Directive: Using the listing below, select the lines with the word "this" and copy them.

Provided information:
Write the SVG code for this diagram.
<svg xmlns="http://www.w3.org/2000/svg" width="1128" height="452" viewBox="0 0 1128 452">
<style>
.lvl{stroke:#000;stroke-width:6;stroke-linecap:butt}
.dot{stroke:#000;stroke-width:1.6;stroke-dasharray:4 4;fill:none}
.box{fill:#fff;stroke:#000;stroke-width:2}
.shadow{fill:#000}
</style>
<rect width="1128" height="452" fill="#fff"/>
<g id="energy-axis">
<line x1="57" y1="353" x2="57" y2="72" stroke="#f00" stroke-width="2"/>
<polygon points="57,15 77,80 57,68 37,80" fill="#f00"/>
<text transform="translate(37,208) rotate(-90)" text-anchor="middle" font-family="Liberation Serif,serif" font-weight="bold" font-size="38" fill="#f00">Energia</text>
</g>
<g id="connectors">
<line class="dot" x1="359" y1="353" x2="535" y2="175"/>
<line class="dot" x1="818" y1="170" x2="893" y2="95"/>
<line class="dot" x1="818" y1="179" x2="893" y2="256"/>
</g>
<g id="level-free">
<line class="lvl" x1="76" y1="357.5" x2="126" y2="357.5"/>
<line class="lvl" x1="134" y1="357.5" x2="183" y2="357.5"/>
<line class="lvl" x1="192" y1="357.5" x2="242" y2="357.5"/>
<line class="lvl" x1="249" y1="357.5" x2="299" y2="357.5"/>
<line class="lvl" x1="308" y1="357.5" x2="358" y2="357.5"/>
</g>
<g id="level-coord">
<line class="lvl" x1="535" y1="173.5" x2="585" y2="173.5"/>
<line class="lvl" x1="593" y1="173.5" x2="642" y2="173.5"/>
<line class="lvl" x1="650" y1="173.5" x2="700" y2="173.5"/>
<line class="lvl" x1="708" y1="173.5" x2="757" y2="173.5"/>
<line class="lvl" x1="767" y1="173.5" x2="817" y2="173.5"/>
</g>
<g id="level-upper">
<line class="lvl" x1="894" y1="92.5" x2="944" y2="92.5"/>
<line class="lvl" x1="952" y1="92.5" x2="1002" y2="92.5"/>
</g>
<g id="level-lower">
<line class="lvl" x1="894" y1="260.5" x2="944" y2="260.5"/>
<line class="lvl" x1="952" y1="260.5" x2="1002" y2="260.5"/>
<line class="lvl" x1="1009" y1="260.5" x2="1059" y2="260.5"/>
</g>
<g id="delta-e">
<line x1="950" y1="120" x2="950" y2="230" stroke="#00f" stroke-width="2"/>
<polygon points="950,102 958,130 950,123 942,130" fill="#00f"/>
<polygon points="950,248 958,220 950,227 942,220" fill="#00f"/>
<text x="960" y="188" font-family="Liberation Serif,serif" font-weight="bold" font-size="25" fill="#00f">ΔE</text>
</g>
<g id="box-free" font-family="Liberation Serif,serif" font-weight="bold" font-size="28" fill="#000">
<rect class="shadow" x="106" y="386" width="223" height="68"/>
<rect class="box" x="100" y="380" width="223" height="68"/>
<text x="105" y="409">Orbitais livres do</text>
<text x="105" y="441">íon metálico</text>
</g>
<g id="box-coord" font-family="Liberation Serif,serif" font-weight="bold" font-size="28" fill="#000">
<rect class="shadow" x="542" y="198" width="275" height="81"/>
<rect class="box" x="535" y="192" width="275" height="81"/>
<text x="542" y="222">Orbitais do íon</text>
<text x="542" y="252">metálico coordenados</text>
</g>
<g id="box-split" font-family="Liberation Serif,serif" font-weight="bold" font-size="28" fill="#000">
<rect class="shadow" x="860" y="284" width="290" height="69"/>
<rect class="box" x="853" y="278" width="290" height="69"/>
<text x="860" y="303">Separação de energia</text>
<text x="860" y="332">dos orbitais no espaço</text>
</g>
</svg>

---

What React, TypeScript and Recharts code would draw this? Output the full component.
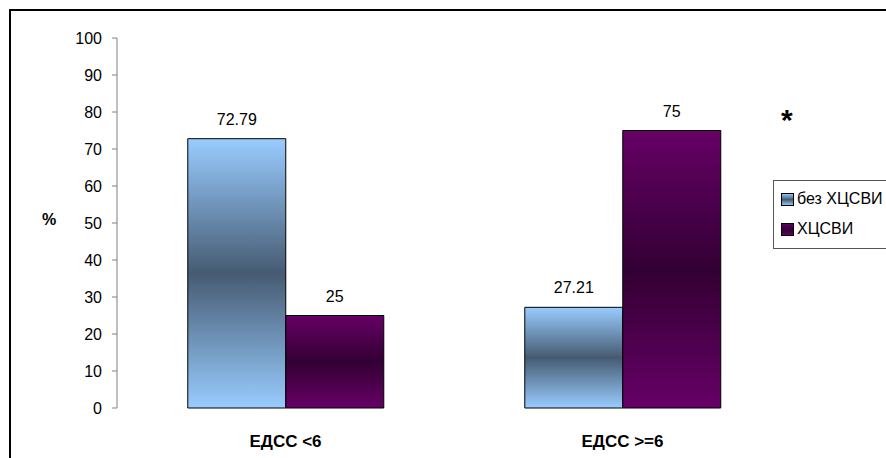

Answer to the problem:
Write the SVG code for this diagram.
What React, TypeScript and Recharts code would draw this? Output the full component.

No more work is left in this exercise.